MANAGEMENT OF FUNDS 
  

	12.1	ESI Employee Benefit Plan Administration and Investment Committee. The ESI Employee Benefit Plan Administration and Investment Committee, as appointed
pursuant to Section 13.1, shall be responsible, except as otherwise herein expressly provided, for the management of the assets of the Plan. 

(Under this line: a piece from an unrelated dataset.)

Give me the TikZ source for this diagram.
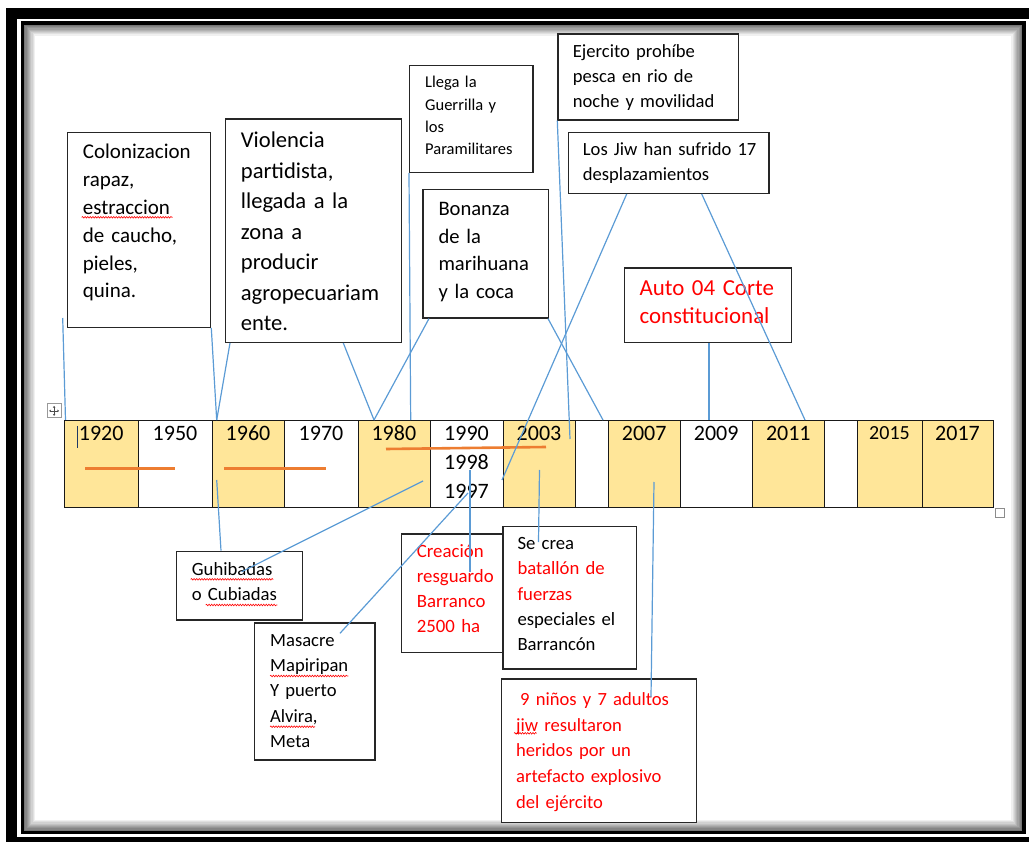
\documentclass[tikz,border=0pt]{standalone}
\usepackage{fontspec}
\setmainfont{Carlito}
\usetikzlibrary{decorations.pathmorphing,arrows.meta,calc}
\definecolor{cellY}{HTML}{FFE699}
\definecolor{connblue}{HTML}{5B9BD5}
\definecolor{orng}{HTML}{ED7D31}
\definecolor{wordred}{HTML}{FF0000}
\definecolor{curs}{HTML}{1F3864}
\newcommand\fs[2]{\fontsize{#1}{#2}\selectfont}
\begin{document}
\begin{tikzpicture}[x=1pt,y=-1pt,
  box/.style={draw=black!85, line width=1.3pt, fill=white, inner sep=0, anchor=north west},
  txt/.style={inner sep=0, anchor=base west, align=left, text width=260pt},
  cell/.style={draw=black!90, line width=1.1pt, inner sep=0, anchor=north west, minimum height=86.7pt},
  year/.style={inner sep=0, anchor=base, font=\fs{22}{29}},
  link/.style={draw=connblue, line width=1.2pt},
  spell/.style={draw=wordred, line width=0.6pt, decorate, decoration={snake, amplitude=0.8pt, segment length=2.6pt}},
  uline/.style={draw=orng, line width=2.6pt},
  ]
\useasboundingbox (0,0) rectangle (1029,842);
% outer frame
\fill[black] (6,8) rectangle (1029,19);
\fill[black] (6,8) rectangle (17,842);
\fill[black] (6,837) rectangle (1029,842);
% inner shadow
\foreach \i in {1,...,10}{
  \pgfmathtruncatemacro\g{66-6*\i}
  \draw[black!\g, line width=1.2pt] ({22.3+1.2*\i},{23+1.2*\i}) rectangle ({1024-1.2*\i},{832.5-1.2*\i});
}
\draw[black, line width=3.4pt] (22.3,23) rectangle (1024,832.5);

% table
\foreach \n/\a/\b/\f/\t in {1/64/138.3/cellY/1920, 2/138.3/211.7/white/1950, 3/211.7/284.3/cellY/1960,
  4/284.3/357.7/white/1970, 5/357.7/430/cellY/1980, 6/430/503/white/1990, 7/503/575/cellY/2003,
  8/575/608.3/white/, 9/608.3/680/cellY/2007, 10/680/752.3/white/2009, 11/752.3/824.3/cellY/2011,
  12/824.3/857.3/white/, 14/921.7/993.3/cellY/2017}{
  \node[cell, fill=\f, minimum width={\b pt-\a pt}] (c\n) at (\a,420) {};
  \node[year] (y\n) at ({(\a+\b)/2},441) {\t};
}
\node[cell, fill=cellY, minimum width={921.7pt-857.3pt}] (c13) at (857.3,420) {};
\node[year, font=\fs{20}{26}] (y13) at (889.5,440) {2015};
\node[year] (y1998) at (466.5,469.5) {1998};
\node[year] (y1997) at (466.5,498) {1997};
\draw[curs, line width=1pt] (77.3,426) -- (77.3,448);

% table handles
\node[draw=black!40, line width=0.8pt, minimum size=14pt, inner sep=0, anchor=north west, fill=white] (handle) at (46.7,403.5) {};
\draw[black!70, line width=0.6pt, {Stealth[length=2pt,width=2.6pt]}-{Stealth[length=2pt,width=2.6pt]}] ($(handle.center)+(-5,0)$) -- ($(handle.center)+(5,0)$);
\draw[black!70, line width=0.6pt, {Stealth[length=2pt,width=2.6pt]}-{Stealth[length=2pt,width=2.6pt]}] ($(handle.center)+(0,-5)$) -- ($(handle.center)+(0,5)$);
\node[draw=black!45, line width=0.8pt, minimum size=9pt, inner sep=0, anchor=north west, fill=white] (resize) at (995,508) {};

% orange underlines
\draw[uline] (85,468.7) -- (175,468.7);
\draw[uline] (224,468.7) -- (325.7,468.7);
\draw[uline] (386,449) -- (546,447);

% boxes
\node[box, minimum width=143.3pt, minimum height=195pt] (A) at (66.7,131.7) {};
\node[box, minimum width=176pt, minimum height=223.4pt] (B) at (225,118.3) {};
\node[box, minimum width=123.3pt, minimum height=106.7pt] (C) at (409,65) {};
\node[box, minimum width=125.4pt, minimum height=128.3pt] (D) at (422.3,189) {};
\node[box, minimum width=180.4pt, minimum height=86pt] (E) at (557.3,33.3) {};
\node[box, minimum width=200.6pt, minimum height=61pt] (F) at (567.7,131.7) {};
\node[box, minimum width=166.7pt, minimum height=74.4pt] (G) at (624,267.3) {};
\node[box, minimum width=126pt, minimum height=68.6pt] (H) at (175.7,550.7) {};
\node[box, minimum width=120.3pt, minimum height=137pt] (I) at (254,622.3) {};
\node[box, minimum width=111pt, minimum height=118.4pt] (J) at (401,533.3) {};
\node[box, minimum width=133.7pt, minimum height=142.6pt] (K) at (502.3,525.7) {};
\node[box, minimum width=195.3pt, minimum height=143.4pt] (L) at (500.7,678.3) {};

% texts
\node[txt, font=\fs{21}{27.8}] (At) at (82.7,158.9) {Colonizacion\\rapaz,\\estraccion\\de caucho,\\pieles,\\quina.};
\node[txt, font=\fs{22.6}{30.5}] (Bt) at (240.7,148) {Violencia\\partidista,\\llegada a la\\zona a\\producir\\agropecuariam\\ente.};
\node[txt, font=\fs{16.5}{22.2}] (Ct) at (425,88) {Llega la\\Guerrilla y\\los\\Paramilitares};
\node[txt, font=\fs{20.6}{27.5}] (Dt) at (438.3,215.8) {Bonanza\\de la\\marihuana\\y la coca};
\node[txt, font=\fs{18.6}{25}] (Et) at (572.7,57.5) {Ejercito prohíbe\\pesca en rio de\\noche y movilidad};
\node[txt, font=\fs{18.6}{25}] (Ft) at (582.7,155.9) {Los Jiw han sufrido 17\\desplazamientos};
\node[txt, font=\fs{22.9}{28}, text=wordred] (Gt) at (639.3,295.7) {Auto 04 Corte\\constitucional};
\node[txt, font=\fs{18.7}{25}] (Ht) at (191.7,575.2) {Guhibadas\\o Cubiadas};
\node[txt, font=\fs{18.6}{25.3}] (It) at (270,646.2) {Masacre\\Mapiripan\\Y puerto\\Alvira,\\Meta};
\node[txt, font=\fs{18.8}{25.1}, text=wordred] (Jt) at (416.7,557.6) {Creación\\resguardo\\Barranco\\2500 ha};
\node[txt, font=\fs{18.7}{25.4}] (Kt) at (517.3,549.2) {Se crea\\\textcolor{wordred}{batallón de}\\\textcolor{wordred}{fuerzas}\\especiales el\\Barrancón};
\node[txt, font=\fs{18.6}{25.8}, text=wordred] (Lt) at (516,705.2) {\hspace*{4pt}9 niños y 7 adultos\\jiw resultaron\\heridos por un\\artefacto explosivo\\del ejército};

% spelling marks
\draw[spell] (81.7,217.3) -- (172.7,217.3);
\draw[spell] (190.7,579.3) -- (273.3,579.3);
\draw[spell] (205.7,605) -- (277.3,605);
\draw[spell] (270,676) -- (348.3,676);
\draw[spell] (270,726.7) -- (315,726.7);
\draw[spell] (514,733.3) -- (536.7,733.3);

% connector end points
\coordinate (free) at (62.7,318);
\coordinate (t1920) at (65.5,420);
\coordinate (t1960) at (216.7,420);
\coordinate (t1980) at (374,420);
\coordinate (t1980b) at (410.7,420);
\coordinate (tgap) at (603,420);
\coordinate (in2003) at (570,439);
\coordinate (edge2003) at (502,480);
\coordinate (t2011) at (805,420);
\coordinate (t2009) at (709,420);
\coordinate (in1960) at (216.7,480);
\coordinate (in1980) at (423,481);
\coordinate (at1997) at (468,493);
\coordinate (at1998) at (470,470);
\coordinate (in2003b) at (539.5,470);
\coordinate (in2007) at (654,482);

% connectors
\draw[link] (free) -- (t1920);
\draw[link] (A.south east) -- (t1960);
\draw[link] ($(B.south west)+(5,0)$) -- (t1960);
\draw[link] ($(B.south west)+(118.3,0)$) -- (t1980);
\draw[link] ($(D.south west)+(6.7,0)$) -- (t1980);
\draw[link] (C.south west) -- (t1980b);
\draw[link] ($(D.south east)+(-1,0)$) -- (tgap);
\draw[link] (E.south west) -- (in2003);
\draw[link] ($(F.south west)+(59,0)$) -- (edge2003);
\draw[link] ($(F.south west)+(134,0)$) -- (t2011);
\draw[link] ($(G.south west)+(85,0)$) -- (t2009);
\draw[link] (in1960) -- ($(H.north west)+(45.3,0)$);
\draw[link] (in1980) -- ($(H.north west)+(66,21)$);
\draw[link] (at1997) -- ($(I.north west)+(86,11)$);
\draw[link] (at1998) -- ($(J.north west)+(69,38.7)$);
\draw[link] (in2003b) -- ($(K.north west)+(36.2,16.3)$);
\draw[link] (in2007) -- ($(L.north west)+(150.3,18.7)$);
\end{tikzpicture}
\end{document}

 The Committee is designated a named fiduciary of the Plan within the meaning of Section 402(a) of ERISA and shall have the authority, powers, and responsibilities delegated and allocated to it from
time to time by resolutions of the Board of Directors, including, but not by way of limitation, the authority to establish one or more trusts for the Plan pursuant to trust instrument(s) approved or authorized by the Committee and subject to the
provisions of the trust instrument(s) to: 
  

	 	(a)	provide, consistent with the provisions of the Plan, direction to the Trustee thereunder, which may involve but need not be limited to direction of investment of Plan
assets and the establishment of investment criteria, and 

  

	 	(b)	appoint and provide for use of investment advisors and investment managers (within the meaning of Section 3(38)) of ERISA. 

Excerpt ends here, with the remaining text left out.